Who is walking around the neighborhood while you’re not looking? Humans share the city and suburbs with a cast of other mammals that do their best to avoid us by only coming out at night.
To see these shy beasts, scientists use infrared-triggered, battery-powered cameras. In a setup often called a “camera trap,” they can help gather information about what critters are living out of sight around us.
In late January and early February, students from Villanova University’s Urban Ecology class taught by ecologist Lauren Lynch placed 15 cameras in a range of urban-to-rural settings to learn more about how the local mammals inhabit these varying landscapes. Grid talked to some of the students about what they learned.
They discussed how wildlife species living in and around cities can be classified by how well they take to living in urban settings. Urban avoiders, like mountain lions, don’t do well in cities. Urban adapters, like raccoons and gray squirrels, can thrive in cities or in the countryside, while urban exploiters, like house sparrows and brown rats, are more at home here than anywhere else.
“Our goal was to quantify the bio-abundance and biodiversity along an urban gradient in Philadelphia,” says senior Michael Simeone. He says they didn’t find a big difference in abundance or diversity across the sites, but “we noticed a change in mammal composition,” with some species being more or less common depending on the type of site. The size of the animals also varied based on how rural or urban the site was. “There were more smaller animals in urban sites, and there were more deer the more rural we went,” he says. The students estimated that they got pictures of about 70 different deer at Ursinus College.
“In rural sites, we saw few species other than deer, but in closer [to the city] sites we saw some mammals in the mid range of size,” Simeone says. These included foxes, raccoons and in a surprise star turn, a coyote photographed at The Discovery Center in East Fairmount Park.
Brent Jenkins, a junior, says they placed camera traps at Kaskey Park (featuring the Biopond) on the University of Pennsylvania’s campus, as well as at the Discovery Center.

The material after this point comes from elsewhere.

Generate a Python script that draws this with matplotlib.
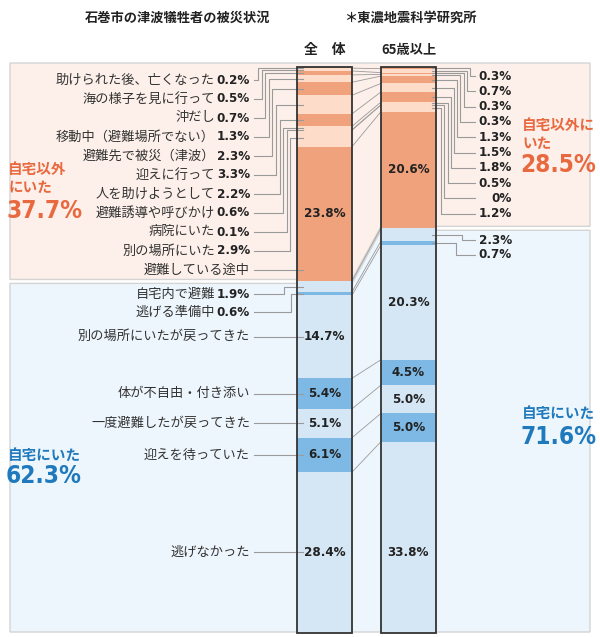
import numpy as np
import matplotlib.pyplot as plt
from matplotlib.patches import Polygon

plt.rcParams['font.family'] = ['Noto Sans CJK JP', 'DejaVu Sans']

# 自宅以外にいた (orange part), same order for both bars
out_labels = ["助けられた後、亡くなった", "海の様子を見に行って", "沖だし",
              "移動中（避難場所でない）", "避難先で被災（津波）", "迎えに行って",
              "人を助けようとして", "避難誘導や呼びかけ", "病院にいた",
              "別の場所にいた", "避難している途中"]
out_all = [0.2, 0.5, 0.7, 1.3, 2.3, 3.3, 2.2, 0.6, 0.1, 2.9, 23.8]
out_65 = [0.3, 0.7, 0.3, 0.3, 1.3, 1.5, 1.8, 0.5, 0.0, 1.2, 20.6]

# 自宅にいた (blue part)
home_labels = ["自宅内で避難", "逃げる準備中", "別の場所にいたが戻ってきた",
               "体が不自由・付き添い", "一度避難したが戻ってきた",
               "迎えを待っていた", "逃げなかった"]
home_all = [1.9, 0.6, 14.7, 5.4, 5.1, 6.1, 28.4]
home_65 = [2.3, 0.7, 20.3, 4.5, 5.0, 5.0, 33.8]

group_names = ["全　体", "65歳以上"]
totals_all = [37.7, 62.3]
totals_65 = [28.5, 71.6]

# colours
C_OUT_D = "#F0A27C"
C_OUT_L = "#FDDCCA"
C_HOME_L = "#D5E6F5"
C_HOME_D = "#7DB9E4"
C_OUT_BG = "#FDF0EA"
C_HOME_BG = "#EEF6FD"
C_OUT_TXT = "#E8693F"
C_HOME_TXT = "#1F79BD"
C_LINE = "#9a9a9a"

# layout: x in pixels, y in percent of bar height
TOP_PX = 67
PX_PER = 5.65
def yp(px):
    return (px - TOP_PX) / PX_PER

XL0, XL1 = 297, 352     # left bar
XR0, XR1 = 381, 436     # right bar

fig = plt.figure(figsize=(6, 6.37), dpi=100)
ax = fig.add_axes([0, 0, 1, 1])
ax.set_xlim(0, 600)
ax.set_ylim(yp(637), yp(0))
ax.axis("off")

vals_all = out_all + home_all
vals_65 = out_65 + home_65
n_out = len(out_all)
cols = [C_OUT_D if i % 2 == 0 else C_OUT_L for i in range(n_out)] + \
       [C_HOME_L if i % 2 == 0 else C_HOME_D for i in range(len(home_all))]
cum_all = np.concatenate([[0], np.cumsum(vals_all)])
cum_65 = np.concatenate([[0], np.cumsum(vals_65)])
b_all = cum_all[n_out]
b_65 = cum_65[n_out]

# background panels
orange = Polygon([(10, yp(63)), (590, yp(63)), (590, b_65 - 0.3), (XR0, b_65 - 0.3),
                  (XL1, b_all - 0.3), (10, b_all - 0.3)],
                 closed=True, fc=C_OUT_BG, ec="#d4d4d4", lw=1, zorder=0)
blue = Polygon([(10, b_all + 0.4), (XL1, b_all + 0.4), (XR0, b_65 + 0.4),
                (590, b_65 + 0.4), (590, yp(632)), (10, yp(632))],
               closed=True, fc=C_HOME_BG, ec="#d4d4d4", lw=1, zorder=0)
ax.add_patch(orange)
ax.add_patch(blue)

# bars
wl = XL1 - XL0
wr = XR1 - XR0
ax.bar((XL0 + XL1) / 2, vals_all, bottom=cum_all[:-1], width=wl, color=cols, lw=0, zorder=2)
ax.bar((XR0 + XR1) / 2, vals_65, bottom=cum_65[:-1], width=wr, color=cols, lw=0, zorder=2)
ax.bar((XL0 + XL1) / 2, cum_all[-1], width=wl, fill=False, ec="#333333", lw=1.3, zorder=4)
ax.bar((XR0 + XR1) / 2, cum_65[-1], width=wr, fill=False, ec="#333333", lw=1.3, zorder=4)

# connecting lines between the bars
for i in range(1, len(cum_all) - 1):
    ax.plot([XL1, XR0], [cum_all[i], cum_65[i]], color=C_LINE, lw=0.6, zorder=1)

# headers and title
ax.text((XL0 + XL1) / 2, yp(50), group_names[0], ha="center", va="center",
        fontsize=10, fontweight="bold", color="#222222")
ax.text((XR0 + XR1) / 2, yp(50), group_names[1], ha="center", va="center",
        fontsize=9.5, fontweight="bold", color="#222222")
ax.text(178, yp(18), "石巻市の津波犠牲者の被災状況", ha="center", va="center",
        fontsize=9.5, fontweight="bold", color="#222222")
ax.text(410, yp(18), "＊東濃地震科学研究所", ha="center", va="center",
        fontsize=9.5, fontweight="bold", color="#222222")

lab_kw = dict(fontsize=9.5, color="#333333", va="center")
pct_kw = dict(fontsize=9.5, color="#222222", va="center", fontweight="bold",
              family="DejaVu Sans", fontstretch="condensed")
line_kw = dict(color=C_LINE, lw=0.8, zorder=3)

# left labels, orange part
for k, lab in enumerate(out_labels):
    ly = yp(80 + 19 * k)
    seg = (cum_all[k] + cum_all[k + 1]) / 2
    if k < n_out - 1:
        ax.text(250, ly, f"{out_all[k]}%", ha="right", **pct_kw)
        ax.text(215, ly, lab, ha="right", **lab_kw)
        xk = 258 + 3.6 * k
        ax.plot([254, xk, xk, XL0 + 6], [ly, ly, seg, seg], **line_kw)
    else:
        ax.text(250, ly, lab, ha="right", **lab_kw)
        ax.plot([254, XL0 + 6], [ly, ly], **line_kw)
        ax.text((XL0 + XL1) / 2, seg, f"{out_all[k]}%", ha="center", **pct_kw)

# left labels, blue part
home_ly = [yp(294), yp(312)]
for k, lab in enumerate(home_labels):
    seg = (cum_all[n_out + k] + cum_all[n_out + k + 1]) / 2
    if k < 2:
        ly = home_ly[k]
        ax.text(250, ly, f"{home_all[k]}%", ha="right", **pct_kw)
        ax.text(215, ly, lab, ha="right", **lab_kw)
        xk = 284 + 7 * k
        ax.plot([254, xk, xk, XL0 + 6], [ly, ly, seg, seg], **line_kw)
    else:
        ax.text(250, seg, lab, ha="right", **lab_kw)
        ax.plot([254, XL0 + 6], [seg, seg], **line_kw)
        ax.text((XL0 + XL1) / 2, seg, f"{home_all[k]}%", ha="center", **pct_kw)

# right labels, orange part
for k in range(n_out):
    seg = (cum_65[k] + cum_65[k + 1]) / 2
    if k < n_out - 1:
        ly = yp(76 + 15.3 * k)
        txt = "0%" if out_65[k] == 0 else f"{out_65[k]}%"
        ax.text(512, ly, txt, ha="right", **pct_kw)
        xk = 470 - 3.2 * k
        ax.plot([XR1 - 4, xk, xk, 475], [seg, seg, ly, ly], **line_kw)
    else:
        ax.text((XR0 + XR1) / 2, seg, f"{out_65[k]}%", ha="center", **pct_kw)

# right labels, blue part
home_ry = [yp(240), yp(255)]
for k in range(len(home_65)):
    seg = (cum_65[n_out + k] + cum_65[n_out + k + 1]) / 2
    if k < 2:
        ly = home_ry[k]
        ax.text(512, ly, f"{home_65[k]}%", ha="right", **pct_kw)
        xk = 462 - 6 * k
        ax.plot([XR1 - 4, xk, xk, 475], [seg, seg, ly, ly], **line_kw)
    elif k == len(home_65) - 1:
        ax.text((XR0 + XR1) / 2, (cum_all[-2] + cum_all[-1]) / 2, f"{home_65[k]}%",
                ha="center", **pct_kw)
    else:
        ax.text((XR0 + XR1) / 2, seg, f"{home_65[k]}%", ha="center", **pct_kw)

# big group totals
big_kw = dict(ha="left", va="center", fontsize=17.5, fontweight="bold",
              family="DejaVu Sans", fontstretch="condensed")
sub_kw = dict(ha="left", va="center", fontsize=10.5, fontweight="bold", linespacing=1.1)
ax.text(8, yp(178), "自宅以外\nにいた", color=C_OUT_TXT, **sub_kw)
ax.text(6, yp(211), f"{totals_all[0]}%", color=C_OUT_TXT, **big_kw)
ax.text(522, yp(134), "自宅以外に\nいた", color=C_OUT_TXT, **sub_kw)
ax.text(520, yp(165), f"{totals_65[0]}%", color=C_OUT_TXT, **big_kw)
ax.text(8, yp(455), "自宅にいた", color=C_HOME_TXT, **sub_kw)
ax.text(6, yp(476), f"{totals_all[1]}%", color=C_HOME_TXT, **big_kw)
ax.text(522, yp(413), "自宅にいた", color=C_HOME_TXT, **sub_kw)
ax.text(520, yp(437), f"{totals_65[1]}%", color=C_HOME_TXT, **big_kw)

fig.savefig("out.png", dpi=100, facecolor="white")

There, they found other signs of the wildlife living alongside the coyote. “We saw a good amount of footprints and determined that they were raccoons.”
Brendan Cottingham, senior, says that when he’s back home in New York City and traveling with a Boy Scout troop he volunteers with, he’ll think about the animals around him, even if they’re not in plain sight. “The knowledge I’ve gained about species abundance and richness — it’s something I’ll think about going forward. When I see a rat scurrying around I’ll think ‘oh, that’s an urban exploiter,’” he says. “When I go upstate I’m going to be more aware of the animals I see on my travels.”